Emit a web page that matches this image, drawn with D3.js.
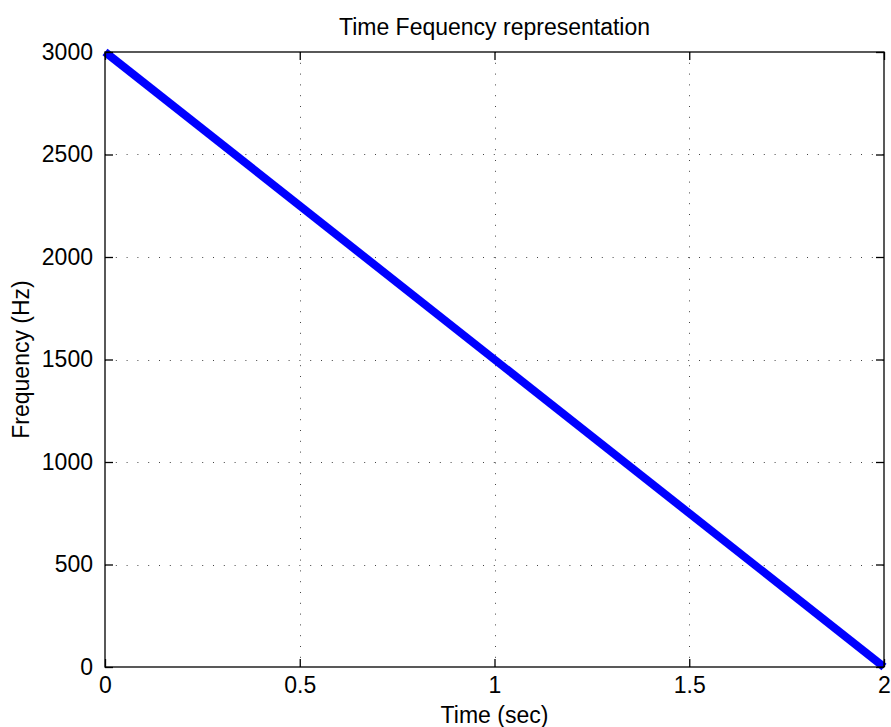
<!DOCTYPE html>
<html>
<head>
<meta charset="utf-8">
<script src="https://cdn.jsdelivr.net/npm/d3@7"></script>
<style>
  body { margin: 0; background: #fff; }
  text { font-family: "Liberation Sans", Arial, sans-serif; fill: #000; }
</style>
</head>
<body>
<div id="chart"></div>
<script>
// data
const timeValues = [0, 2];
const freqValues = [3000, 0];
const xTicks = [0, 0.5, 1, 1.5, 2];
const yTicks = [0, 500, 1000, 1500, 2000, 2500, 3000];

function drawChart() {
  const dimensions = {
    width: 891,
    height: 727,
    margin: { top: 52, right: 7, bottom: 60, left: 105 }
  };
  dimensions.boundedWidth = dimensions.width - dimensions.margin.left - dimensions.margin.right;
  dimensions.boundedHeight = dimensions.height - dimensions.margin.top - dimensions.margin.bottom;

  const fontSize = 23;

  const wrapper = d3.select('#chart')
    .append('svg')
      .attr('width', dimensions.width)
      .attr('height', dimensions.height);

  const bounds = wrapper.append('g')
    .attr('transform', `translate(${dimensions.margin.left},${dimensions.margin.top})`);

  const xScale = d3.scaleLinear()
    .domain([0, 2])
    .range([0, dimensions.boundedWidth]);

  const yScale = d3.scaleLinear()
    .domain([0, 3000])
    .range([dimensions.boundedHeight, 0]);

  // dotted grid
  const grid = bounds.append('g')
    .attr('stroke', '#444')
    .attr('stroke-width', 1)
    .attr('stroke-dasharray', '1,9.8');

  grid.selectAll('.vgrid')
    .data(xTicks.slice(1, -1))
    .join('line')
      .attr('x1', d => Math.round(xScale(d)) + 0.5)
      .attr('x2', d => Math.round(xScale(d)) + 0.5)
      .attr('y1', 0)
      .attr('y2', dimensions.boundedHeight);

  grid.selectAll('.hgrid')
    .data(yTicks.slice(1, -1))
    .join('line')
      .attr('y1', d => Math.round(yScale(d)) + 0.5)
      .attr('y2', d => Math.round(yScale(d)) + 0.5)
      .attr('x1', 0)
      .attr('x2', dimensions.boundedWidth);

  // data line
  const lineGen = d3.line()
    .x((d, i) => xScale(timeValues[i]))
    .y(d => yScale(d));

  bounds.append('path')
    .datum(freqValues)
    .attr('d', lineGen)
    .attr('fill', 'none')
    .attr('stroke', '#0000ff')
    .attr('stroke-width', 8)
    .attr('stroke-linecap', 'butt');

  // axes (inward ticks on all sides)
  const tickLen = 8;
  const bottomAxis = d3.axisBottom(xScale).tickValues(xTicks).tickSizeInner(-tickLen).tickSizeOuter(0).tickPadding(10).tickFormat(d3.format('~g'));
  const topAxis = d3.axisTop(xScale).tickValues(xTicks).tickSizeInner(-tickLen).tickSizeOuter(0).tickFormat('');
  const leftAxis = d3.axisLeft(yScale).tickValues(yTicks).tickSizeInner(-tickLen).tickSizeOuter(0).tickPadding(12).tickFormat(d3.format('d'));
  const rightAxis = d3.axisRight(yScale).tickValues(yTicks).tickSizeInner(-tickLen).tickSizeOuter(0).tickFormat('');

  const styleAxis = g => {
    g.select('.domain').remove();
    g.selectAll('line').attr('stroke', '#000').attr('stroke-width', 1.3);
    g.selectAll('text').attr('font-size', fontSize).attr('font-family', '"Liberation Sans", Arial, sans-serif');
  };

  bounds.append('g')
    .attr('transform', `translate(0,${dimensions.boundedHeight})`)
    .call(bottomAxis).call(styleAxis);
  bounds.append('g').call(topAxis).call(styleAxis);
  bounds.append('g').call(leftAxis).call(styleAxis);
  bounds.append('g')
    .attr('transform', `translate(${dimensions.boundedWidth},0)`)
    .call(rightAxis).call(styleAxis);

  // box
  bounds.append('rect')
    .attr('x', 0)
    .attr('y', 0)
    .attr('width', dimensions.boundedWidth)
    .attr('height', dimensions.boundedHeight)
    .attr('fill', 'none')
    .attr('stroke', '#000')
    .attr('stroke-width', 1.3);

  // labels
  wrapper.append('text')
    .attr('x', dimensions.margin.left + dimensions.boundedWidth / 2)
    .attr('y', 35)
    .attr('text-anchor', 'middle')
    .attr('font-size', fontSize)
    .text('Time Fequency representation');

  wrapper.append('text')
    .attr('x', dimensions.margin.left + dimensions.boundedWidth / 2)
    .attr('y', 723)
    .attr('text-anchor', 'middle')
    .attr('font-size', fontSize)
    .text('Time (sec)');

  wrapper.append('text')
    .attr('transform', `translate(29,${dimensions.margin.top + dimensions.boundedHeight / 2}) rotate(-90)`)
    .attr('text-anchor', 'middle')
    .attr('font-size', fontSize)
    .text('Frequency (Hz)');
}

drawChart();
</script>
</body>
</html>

• Task brief
Copy each line above precisely, dropping the pictures.

• Task solution
Emit a web page that matches this image, drawn with D3.js.
<!DOCTYPE html>
<html>
<head>
<meta charset="utf-8">
<script src="https://cdn.jsdelivr.net/npm/d3@7"></script>
<style>
  body { margin: 0; background: #fff; }
  text { font-family: "Liberation Sans", Arial, sans-serif; fill: #000; }
</style>
</head>
<body>
<div id="chart"></div>
<script>
// data
const timeValues = [0, 2];
const freqValues = [3000, 0];
const xTicks = [0, 0.5, 1, 1.5, 2];
const yTicks = [0, 500, 1000, 1500, 2000, 2500, 3000];

function drawChart() {
  const dimensions = {
    width: 891,
    height: 727,
    margin: { top: 52, right: 7, bottom: 60, left: 105 }
  };
  dimensions.boundedWidth = dimensions.width - dimensions.margin.left - dimensions.margin.right;
  dimensions.boundedHeight = dimensions.height - dimensions.margin.top - dimensions.margin.bottom;

  const fontSize = 23;

  const wrapper = d3.select('#chart')
    .append('svg')
      .attr('width', dimensions.width)
      .attr('height', dimensions.height);

  const bounds = wrapper.append('g')
    .attr('transform', `translate(${dimensions.margin.left},${dimensions.margin.top})`);

  const xScale = d3.scaleLinear()
    .domain([0, 2])
    .range([0, dimensions.boundedWidth]);

  const yScale = d3.scaleLinear()
    .domain([0, 3000])
    .range([dimensions.boundedHeight, 0]);

  // dotted grid
  const grid = bounds.append('g')
    .attr('stroke', '#444')
    .attr('stroke-width', 1)
    .attr('stroke-dasharray', '1,9.8');

  grid.selectAll('.vgrid')
    .data(xTicks.slice(1, -1))
    .join('line')
      .attr('x1', d => Math.round(xScale(d)) + 0.5)
      .attr('x2', d => Math.round(xScale(d)) + 0.5)
      .attr('y1', 0)
      .attr('y2', dimensions.boundedHeight);

  grid.selectAll('.hgrid')
    .data(yTicks.slice(1, -1))
    .join('line')
      .attr('y1', d => Math.round(yScale(d)) + 0.5)
      .attr('y2', d => Math.round(yScale(d)) + 0.5)
      .attr('x1', 0)
      .attr('x2', dimensions.boundedWidth);

  // data line
  const lineGen = d3.line()
    .x((d, i) => xScale(timeValues[i]))
    .y(d => yScale(d));

  bounds.append('path')
    .datum(freqValues)
    .attr('d', lineGen)
    .attr('fill', 'none')
    .attr('stroke', '#0000ff')
    .attr('stroke-width', 8)
    .attr('stroke-linecap', 'butt');

  // axes (inward ticks on all sides)
  const tickLen = 8;
  const bottomAxis = d3.axisBottom(xScale).tickValues(xTicks).tickSizeInner(-tickLen).tickSizeOuter(0).tickPadding(10).tickFormat(d3.format('~g'));
  const topAxis = d3.axisTop(xScale).tickValues(xTicks).tickSizeInner(-tickLen).tickSizeOuter(0).tickFormat('');
  const leftAxis = d3.axisLeft(yScale).tickValues(yTicks).tickSizeInner(-tickLen).tickSizeOuter(0).tickPadding(12).tickFormat(d3.format('d'));
  const rightAxis = d3.axisRight(yScale).tickValues(yTicks).tickSizeInner(-tickLen).tickSizeOuter(0).tickFormat('');

  const styleAxis = g => {
    g.select('.domain').remove();
    g.selectAll('line').attr('stroke', '#000').attr('stroke-width', 1.3);
    g.selectAll('text').attr('font-size', fontSize).attr('font-family', '"Liberation Sans", Arial, sans-serif');
  };

  bounds.append('g')
    .attr('transform', `translate(0,${dimensions.boundedHeight})`)
    .call(bottomAxis).call(styleAxis);
  bounds.append('g').call(topAxis).call(styleAxis);
  bounds.append('g').call(leftAxis).call(styleAxis);
  bounds.append('g')
    .attr('transform', `translate(${dimensions.boundedWidth},0)`)
    .call(rightAxis).call(styleAxis);

  // box
  bounds.append('rect')
    .attr('x', 0)
    .attr('y', 0)
    .attr('width', dimensions.boundedWidth)
    .attr('height', dimensions.boundedHeight)
    .attr('fill', 'none')
    .attr('stroke', '#000')
    .attr('stroke-width', 1.3);

  // labels
  wrapper.append('text')
    .attr('x', dimensions.margin.left + dimensions.boundedWidth / 2)
    .attr('y', 35)
    .attr('text-anchor', 'middle')
    .attr('font-size', fontSize)
    .text('Time Fequency representation');

  wrapper.append('text')
    .attr('x', dimensions.margin.left + dimensions.boundedWidth / 2)
    .attr('y', 723)
    .attr('text-anchor', 'middle')
    .attr('font-size', fontSize)
    .text('Time (sec)');

  wrapper.append('text')
    .attr('transform', `translate(29,${dimensions.margin.top + dimensions.boundedHeight / 2}) rotate(-90)`)
    .attr('text-anchor', 'middle')
    .attr('font-size', fontSize)
    .text('Frequency (Hz)');
}

drawChart();
</script>
</body>
</html>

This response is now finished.